There had been no chance to save his garden. Jean now stood atop a large wooden galleon, that was sailing much too fast toward a large island. His ship rose on a large ocean swell and the horizon seemed to be bulge around the island. Finally his view twitched and seemed to unfold until the view resolved. It hadn’t been an island, it was an entire coast unfolding across his landscape. It was as if the ocean had been mere mirage, and Jean had gotten close enough to break the illusion. Now he was racing toward port at high speeds, with only one idea for a quick stop.
This wasn’t the first time he’d brought his imaginary ship to dock.

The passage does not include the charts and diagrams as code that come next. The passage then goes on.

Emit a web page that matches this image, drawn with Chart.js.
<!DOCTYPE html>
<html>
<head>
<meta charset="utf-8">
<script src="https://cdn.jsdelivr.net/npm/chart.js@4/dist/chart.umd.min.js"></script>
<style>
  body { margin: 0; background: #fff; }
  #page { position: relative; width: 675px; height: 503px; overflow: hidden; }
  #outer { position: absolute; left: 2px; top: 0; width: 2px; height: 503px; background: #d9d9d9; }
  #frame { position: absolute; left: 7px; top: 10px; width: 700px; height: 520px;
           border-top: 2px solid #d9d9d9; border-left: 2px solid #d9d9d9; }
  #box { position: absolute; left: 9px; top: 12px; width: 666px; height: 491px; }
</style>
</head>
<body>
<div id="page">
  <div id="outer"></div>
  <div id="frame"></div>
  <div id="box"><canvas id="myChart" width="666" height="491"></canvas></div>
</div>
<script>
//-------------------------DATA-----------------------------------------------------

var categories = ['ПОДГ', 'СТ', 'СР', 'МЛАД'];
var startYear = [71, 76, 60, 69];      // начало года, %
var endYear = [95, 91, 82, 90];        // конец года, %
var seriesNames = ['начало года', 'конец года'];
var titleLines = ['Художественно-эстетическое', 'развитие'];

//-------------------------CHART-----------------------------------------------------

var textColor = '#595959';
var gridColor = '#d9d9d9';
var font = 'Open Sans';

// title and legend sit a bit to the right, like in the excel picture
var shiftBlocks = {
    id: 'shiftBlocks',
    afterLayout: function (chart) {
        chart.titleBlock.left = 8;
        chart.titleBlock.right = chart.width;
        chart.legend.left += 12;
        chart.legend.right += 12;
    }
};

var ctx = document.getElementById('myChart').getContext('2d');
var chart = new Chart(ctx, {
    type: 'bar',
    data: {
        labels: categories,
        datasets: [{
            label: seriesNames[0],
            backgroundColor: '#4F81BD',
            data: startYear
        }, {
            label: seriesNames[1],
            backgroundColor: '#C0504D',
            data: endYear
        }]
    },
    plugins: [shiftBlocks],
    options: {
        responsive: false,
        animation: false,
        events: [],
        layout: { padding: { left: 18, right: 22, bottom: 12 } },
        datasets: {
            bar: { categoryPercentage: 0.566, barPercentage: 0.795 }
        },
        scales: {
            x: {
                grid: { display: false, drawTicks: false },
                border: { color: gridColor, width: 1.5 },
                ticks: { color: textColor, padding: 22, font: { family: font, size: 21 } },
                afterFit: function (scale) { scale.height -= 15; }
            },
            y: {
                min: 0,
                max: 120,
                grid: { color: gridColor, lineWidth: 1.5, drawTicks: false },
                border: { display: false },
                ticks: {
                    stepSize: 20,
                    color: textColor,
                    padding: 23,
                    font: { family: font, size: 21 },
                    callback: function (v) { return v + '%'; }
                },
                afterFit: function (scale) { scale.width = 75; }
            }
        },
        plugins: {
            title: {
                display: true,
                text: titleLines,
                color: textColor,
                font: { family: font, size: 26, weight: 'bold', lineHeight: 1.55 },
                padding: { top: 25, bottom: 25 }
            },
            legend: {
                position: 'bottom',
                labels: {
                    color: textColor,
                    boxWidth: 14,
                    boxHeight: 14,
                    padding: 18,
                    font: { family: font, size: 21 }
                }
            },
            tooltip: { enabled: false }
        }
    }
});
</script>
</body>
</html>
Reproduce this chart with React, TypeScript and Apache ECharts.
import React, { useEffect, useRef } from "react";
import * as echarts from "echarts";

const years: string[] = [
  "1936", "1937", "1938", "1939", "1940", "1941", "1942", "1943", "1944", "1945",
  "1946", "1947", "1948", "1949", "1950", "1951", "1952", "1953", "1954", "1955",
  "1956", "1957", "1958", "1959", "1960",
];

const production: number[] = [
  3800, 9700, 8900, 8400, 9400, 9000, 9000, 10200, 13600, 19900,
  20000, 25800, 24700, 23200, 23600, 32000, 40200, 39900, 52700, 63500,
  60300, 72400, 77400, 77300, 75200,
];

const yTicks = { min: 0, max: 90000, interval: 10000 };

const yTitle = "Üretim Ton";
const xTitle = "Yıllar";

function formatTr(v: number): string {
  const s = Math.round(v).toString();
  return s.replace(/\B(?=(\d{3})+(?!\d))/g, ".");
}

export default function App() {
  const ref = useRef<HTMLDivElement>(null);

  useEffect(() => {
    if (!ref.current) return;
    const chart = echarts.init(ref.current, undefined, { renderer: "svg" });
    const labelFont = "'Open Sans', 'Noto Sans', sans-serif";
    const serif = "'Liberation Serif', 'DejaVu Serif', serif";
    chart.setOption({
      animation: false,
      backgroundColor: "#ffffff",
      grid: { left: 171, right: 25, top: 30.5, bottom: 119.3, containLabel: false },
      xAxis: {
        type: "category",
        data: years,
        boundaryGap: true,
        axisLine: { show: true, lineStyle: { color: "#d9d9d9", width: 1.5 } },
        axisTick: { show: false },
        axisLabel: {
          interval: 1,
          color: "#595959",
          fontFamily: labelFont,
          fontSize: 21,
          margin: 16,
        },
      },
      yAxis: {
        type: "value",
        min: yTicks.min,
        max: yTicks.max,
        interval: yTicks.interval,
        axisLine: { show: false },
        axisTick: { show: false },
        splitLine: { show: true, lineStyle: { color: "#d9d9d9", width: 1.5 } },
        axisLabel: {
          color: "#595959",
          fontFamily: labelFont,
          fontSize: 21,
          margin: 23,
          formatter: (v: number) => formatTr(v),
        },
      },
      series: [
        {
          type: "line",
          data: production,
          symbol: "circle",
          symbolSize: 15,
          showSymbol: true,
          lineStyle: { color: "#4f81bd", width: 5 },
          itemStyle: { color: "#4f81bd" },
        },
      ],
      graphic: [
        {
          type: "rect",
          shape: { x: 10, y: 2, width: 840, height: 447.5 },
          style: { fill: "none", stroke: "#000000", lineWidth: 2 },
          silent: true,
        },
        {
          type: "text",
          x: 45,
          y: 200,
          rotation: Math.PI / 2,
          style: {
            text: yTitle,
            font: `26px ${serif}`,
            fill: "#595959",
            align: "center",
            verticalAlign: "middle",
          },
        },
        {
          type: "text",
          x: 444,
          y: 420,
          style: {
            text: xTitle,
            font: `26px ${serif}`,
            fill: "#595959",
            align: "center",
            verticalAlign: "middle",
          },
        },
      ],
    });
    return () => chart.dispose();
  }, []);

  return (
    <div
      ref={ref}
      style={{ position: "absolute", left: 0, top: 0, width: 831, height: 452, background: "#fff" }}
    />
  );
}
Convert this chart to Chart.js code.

But usually he was going a bit slower. Also, usually he was imagining everything, and was arbiter of the scene. Now, he was literally sailing atop a giant wave into the unknown, and wasn’t sure he’d be able to stop in time.
For one, he was pretty sure, the way he stopped his ship was wrong. It worked, because he decided it would work. But if this wasn’t all imagined by his disembodied consciousness, then maybe he wouldn’t be able to stop the ship at all.
The back of his house had a rope ladder that went up to a balcony, and on that balcony was a giant wooden steering wheel. Of course all that had been changed into a more classical design. Jean jogged across the deck and scaled the ladder to the helm in a moment. His timing would be close.
The ocean swelled beneath him, as though to spit him into the harbor at speed. He spun the wheel so his ship was facing straight down the slope of the inbound wave. There was little choice in the matter. If he turned the ship to either side, he’d end up broken apart on what looked like a rocky coast.
The wave flowed toward the harbor, all but the peak being absorbed and redirected to the sides of the harbor mouth, leaving just Jean and his ship barreling onward.
This was a really dumb maneuver. Back before Jean had died, He’d seen a guy on a jet-ski do it once. It had looked cool enough that it was the only way he ever docked in his ghost-ship. Jean figured, James Bond didn’t parallel park responsibly, he whipped the car into place with reckless abandon. This would be like that, but possibly with less plot armor than he’d grown used to.
He would swing wide to the right of the dock, then quickly cut the wheel to the left, turning almost 360 degrees. The move would swing the ships ass around and rob her of her momentum, in Jean’s imagination. If all went well, the ship’s side would kiss the dock, while also sending an impressive wave crashing up between them.
Jean spun his wheel as fast as he could, but his home was noticeably more sluggish.
He was going to plow straight into the dock.
The world flashed.
He was docked.
His ship was reoriented. And there was a person standing next to him holding a clipboard.
Jean heard an odd hum followed by a "tsk" sound, "I hope you don't mind that I helped you park, that was going to be a bit too much excitement for this early in the day. Anyway, welcome to New Somewhere.”
Huh. Jean thought, plot armor maintained.